Fisher was both a statistician and a scientist. He was well trained in mathematics, but in the final analysis, he was a scientist who understood how to perfom proper data analysis. Fisher strongly rejected the Neyman-Pearson approach based on the strict distributional assumptions required to perform hypothesis testing. Fisher understood that the assumption that the data are independent and identically distributed does not exist for real-world data.
This talk summarizes his three basic principles for conducting experiments best understood as randomization, replication, and local control of error (often referred to as “blocking”). This talk presents why these principles are extremely important through simple examples, especially randomization. Fisher understood that real data are always correlated, often highly correlated. Randomization provided a mechanism for making fair comparisons among the various treatments under study.
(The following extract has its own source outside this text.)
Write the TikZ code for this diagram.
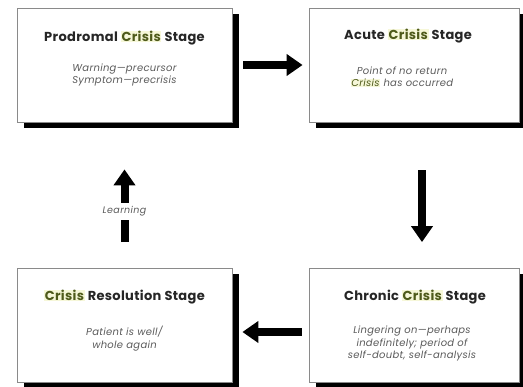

This talk then discusses how to adapt these principles for a large data universe, something that did not exist when Fisher was alive, much less when he was at Rothamsted. In the current big data universe, all of the data are highly correlated. His fundamental approach, properly modified, provides a formal basis for the analysis of complex data that corrects for the complexity of the models used to explain the data.
| Special/ Invited session | "Statistics and data science in the technological field: current issues and new proposals" |
|---|---|
| Classification | Mainly methodology |
| Keywords | mathematical statistics versus scientific data analysis, deterministic data, complex model identification |